━━ DATA FOR THE TASK ━━

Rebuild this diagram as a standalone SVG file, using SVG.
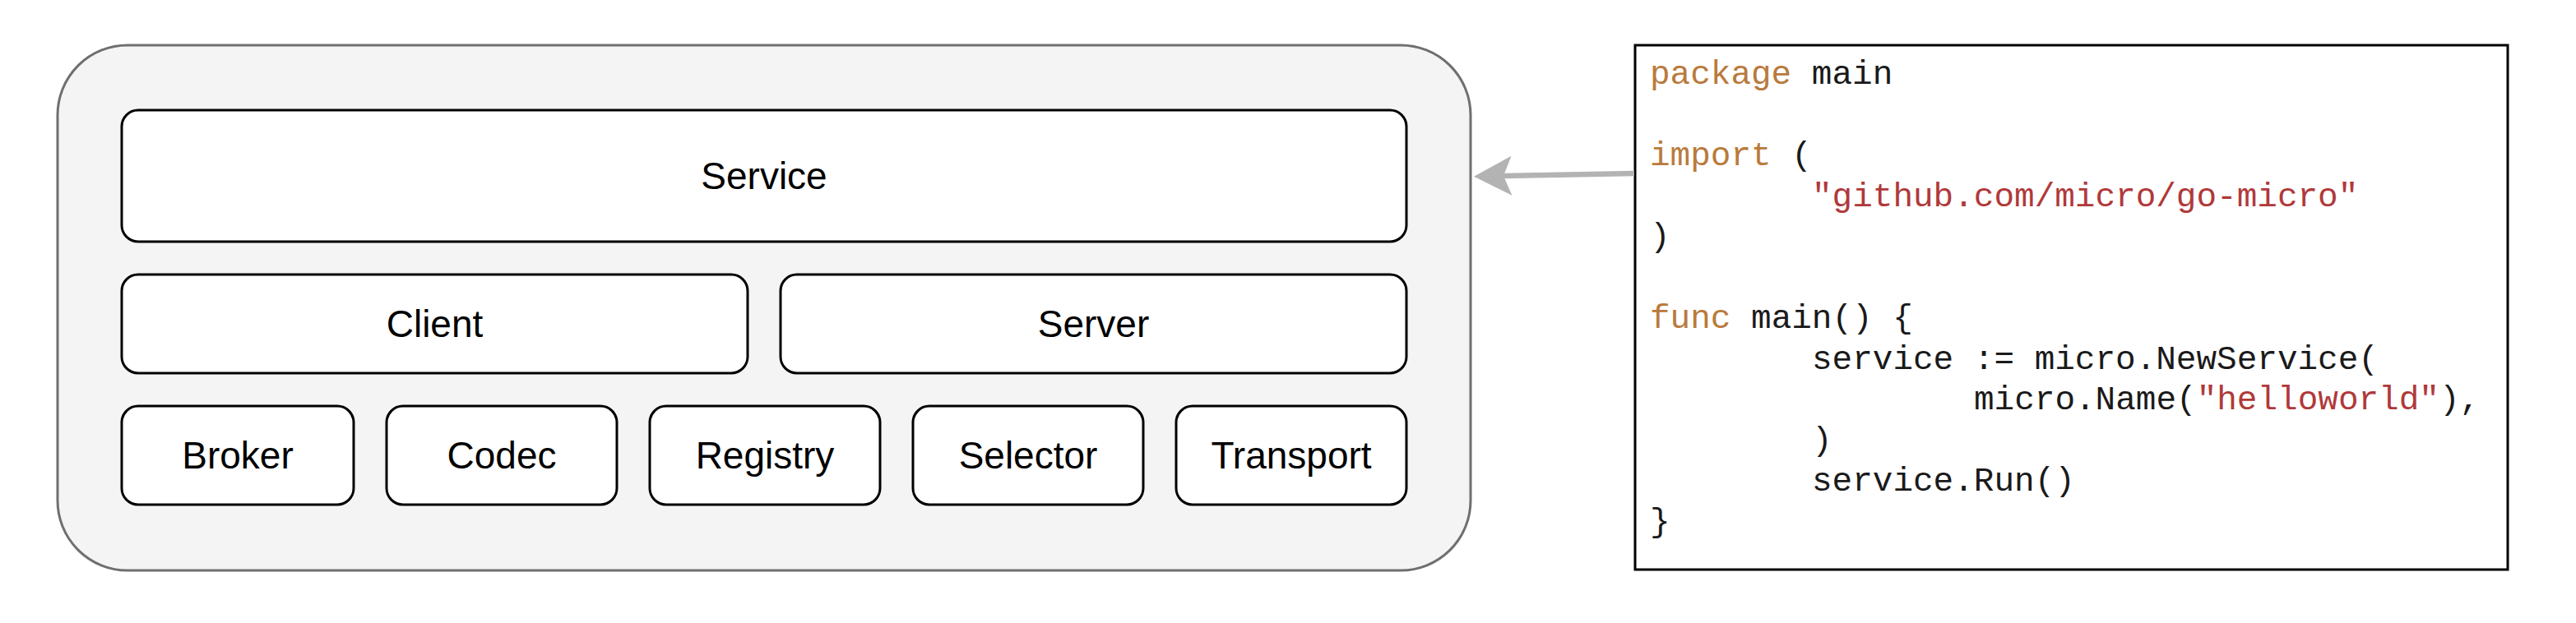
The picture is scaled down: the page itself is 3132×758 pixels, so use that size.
<svg xmlns="http://www.w3.org/2000/svg" width="3132" height="758" viewBox="0 0 3132 758">
<style>
.box{fill:#ffffff;stroke:#000000;stroke-width:3}
.lbl{font-family:"Liberation Sans",Arial,sans-serif;font-size:46px;fill:#000000;text-anchor:middle}
.code{font-family:"Liberation Mono","DejaVu Sans Mono",monospace;font-size:41px;fill:#1a1a1a}
.kw{fill:#b97a3c}
.str{fill:#b0393a}
</style>
<defs>
<marker id="arr" markerUnits="userSpaceOnUse" markerWidth="60" markerHeight="60" viewBox="0 0 60 60" refX="14" refY="30" orient="auto">
<path d="M50,30 L4,6 L14,30 L4,54 Z" fill="#b3b3b3"/>
</marker>
</defs>
<rect width="3132" height="758" fill="#ffffff"/>
<g id="container">
<rect x="70" y="55" width="1718" height="639" rx="85" ry="85" fill="#f4f4f4" stroke="#6f6f6f" stroke-width="3"/>
</g>
<g id="service"><rect class="box" x="148" y="134" width="1562" height="160" rx="20"/><text class="lbl" x="929" y="230">Service</text></g>
<g id="client"><rect class="box" x="148" y="334" width="761" height="120" rx="20"/><text class="lbl" x="528.5" y="410">Client</text></g>
<g id="server"><rect class="box" x="949" y="334" width="761" height="120" rx="20"/><text class="lbl" x="1329.5" y="410">Server</text></g>
<g id="broker"><rect class="box" x="148" y="494" width="282" height="120" rx="20"/><text class="lbl" x="289" y="570">Broker</text></g>
<g id="codec"><rect class="box" x="470" y="494" width="280" height="120" rx="20"/><text class="lbl" x="610" y="570">Codec</text></g>
<g id="registry"><rect class="box" x="790" y="494" width="280" height="120" rx="20"/><text class="lbl" x="930" y="570">Registry</text></g>
<g id="selector"><rect class="box" x="1110" y="494" width="280" height="120" rx="20"/><text class="lbl" x="1250" y="570">Selector</text></g>
<g id="transport"><rect class="box" x="1430" y="494" width="280" height="120" rx="20"/><text class="lbl" x="1570" y="570">Transport</text></g>
<g id="code">
<rect x="1988" y="55" width="1061" height="638" fill="#ffffff" stroke="#000000" stroke-width="3"/>
<text class="code" x="2006" y="102"><tspan class="kw">package</tspan> main</text>
<text class="code" x="2006" y="201"><tspan class="kw">import</tspan> (</text>
<text class="code" x="2203" y="250.5"><tspan class="str">"github.com/micro/go-micro"</tspan></text>
<text class="code" x="2006" y="300">)</text>
<text class="code" x="2006" y="399"><tspan class="kw">func</tspan> main() {</text>
<text class="code" x="2203" y="448.5">service := micro.NewService(</text>
<text class="code" x="2400" y="498">micro.Name(<tspan class="str">"helloworld"</tspan>),</text>
<text class="code" x="2203" y="547.5">)</text>
<text class="code" x="2203" y="597">service.Run()</text>
<text class="code" x="2006" y="646.5">}</text>
</g>
<g id="connectors">
<line x1="1987" y1="211" x2="1828" y2="214" stroke="#b3b3b3" stroke-width="6.5" marker-end="url(#arr)"/>
</g>
</svg>
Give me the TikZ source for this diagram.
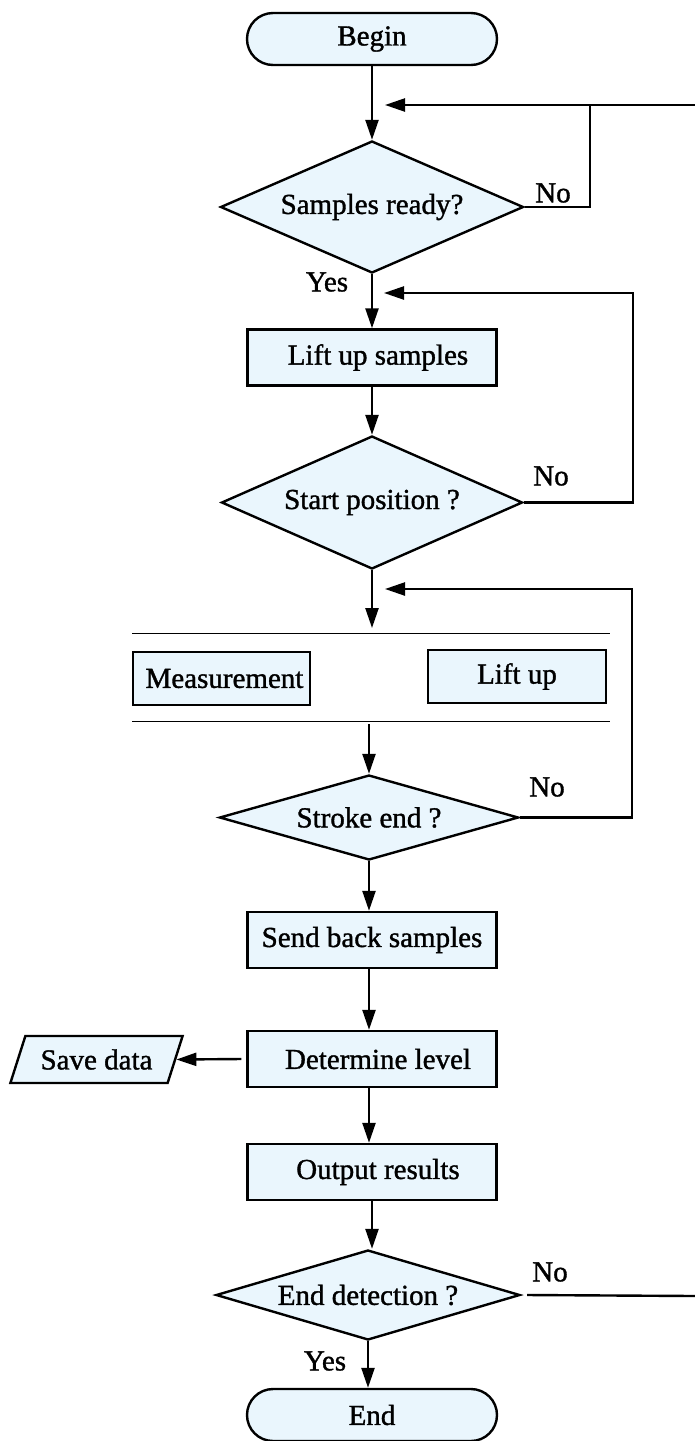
\documentclass[tikz,border=0pt]{standalone}
\usepackage{fontspec}
\setmainfont{Liberation Serif}
\newfontfamily\chartfont{Liberation Serif}[FakeBold=1.2]
\usetikzlibrary{arrows.meta,shapes.geometric}
\definecolor{boxfill}{RGB}{234,246,253}

\begin{document}
\begin{tikzpicture}[x=0.5pt,y=-0.5pt,
  every node/.style={font=\chartfont\fontsize{14.5}{17}\selectfont},
  line/.style={line width=1.2pt},
  flow/.style={line width=1.2pt,-{Triangle[length=10pt,width=6.5pt]}},
  term/.style={draw,line width=1.2pt,fill=boxfill,rounded corners=13pt,minimum width=125pt,minimum height=26pt,inner sep=0pt},
  proc/.style={draw,line width=1.2pt,fill=boxfill,minimum width=124.5pt,minimum height=28pt,inner sep=0pt},
  decide/.style={draw,line width=1.2pt,fill=boxfill,diamond,aspect=3.5,inner sep=0pt},
  io/.style={draw,line width=1.2pt,fill=boxfill,trapezium,trapezium left angle=60,trapezium right angle=120,trapezium stretches=true,minimum width=86.5pt,minimum height=23.5pt,inner sep=0pt}]
  \useasboundingbox (0,0) rectangle (695,1441);

  \node[term] (begin) at (372,39) {Begin};
  \node[decide,minimum width=151.5pt,minimum height=66pt] (ready) at (372,207) {Samples ready?};
  \node[proc] (lift) at (372,357.5) {\hspace*{6pt}Lift up samples};
  \node[decide,minimum width=150.5pt,minimum height=66.5pt] (start) at (372,502.5) {Start position ?};
  \node[proc,minimum width=88.5pt,minimum height=26.5pt] (meas) at (221.5,678.5) {\hspace*{3pt}Measurement};
  \node[proc,minimum width=89pt,minimum height=26.5pt] (liftup) at (517,676.5) {Lift up};
  \node[decide,minimum width=149.5pt,minimum height=42.5pt] (stroke) at (369,817.5) {Stroke end ?};
  \node[proc] (send) at (372,940) {Send back samples};
  \node[proc] (level) at (372,1059) {\hspace*{6pt}Determine level};
  \node[io] (save) at (96.5,1059.5) {Save data};
  \node[proc] (output) at (372,1172) {\hspace*{6pt}Output results};
  \node[decide,minimum width=152pt,minimum height=45pt] (enddet) at (368,1295) {End detection ?};
  \node[term] (end) at (372,1415) {End};

  \node (no1) at (553,193) {No};
  \node (yes1) at (327,282) {Yes};
  \node (no2) at (551,476) {No};
  \node (no3) at (547,787) {No};
  \node (no4) at (550,1272) {No};
  \node (yes4) at (325,1361) {Yes};

  \coordinate (top) at (695,105);
  \coordinate (in1) at (385,105);
  \coordinate (k1) at (590,105);
  \coordinate (k2) at (633,293);
  \coordinate (in2) at (384,293);
  \coordinate (k3) at (632,589);
  \coordinate (in3) at (385,589);
  \coordinate (p1) at (372,628);
  \coordinate (p2) at (369,724);
  \coordinate (bot) at (695,1296);

  \draw[line width=0.5pt] (132,633) -- (610,633);
  \draw[line width=0.5pt] (132,721) -- (610,721);

  \draw[flow] (begin) -- (ready);
  \draw[flow] (top) -- (in1);
  \draw[line] (ready.east) -| (k1);
  \draw[flow] (ready) -- (lift);
  \draw[flow] (lift) -- (start);
  \draw[flow] (start.east) -| (k2) -- (in2);
  \draw[flow] (start) -- (p1);
  \draw[flow] (stroke.east) -| (k3) -- (in3);
  \draw[flow] (p2) -- (stroke);
  \draw[flow] (stroke.south) -- (stroke.south |- send.north);
  \draw[flow] (send.south -| stroke) -- (level.north -| stroke);
  \draw[flow] ([xshift=-2.5pt]level.west) -- (save.east);
  \draw[flow] (level.south -| stroke) -- (output.north -| stroke);
  \draw[flow] (output) -- (output.south |- enddet.north);
  \draw[line] ([xshift=3pt]enddet.east) -- (bot);
  \draw[flow] (enddet.south) -- (enddet.south |- end.north);
\end{tikzpicture}
\end{document}
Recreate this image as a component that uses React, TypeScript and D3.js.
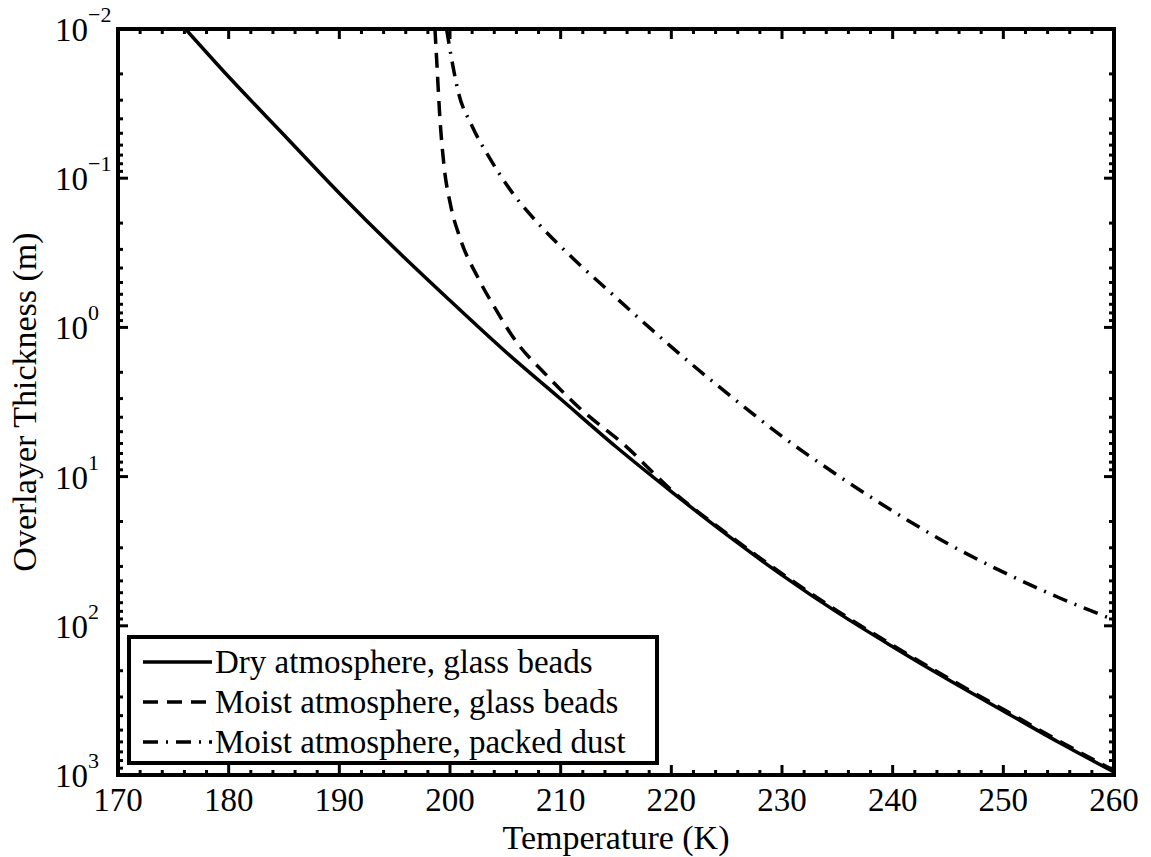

━━━

TASK BRIEF :: Pull out all lines containing the word "that" from the entries above.

SOLUTION ::
The picture is scaled down: the page itself is 3132×758 pixels, so use that size.
Recreate this image as a component that uses React, TypeScript and D3.js.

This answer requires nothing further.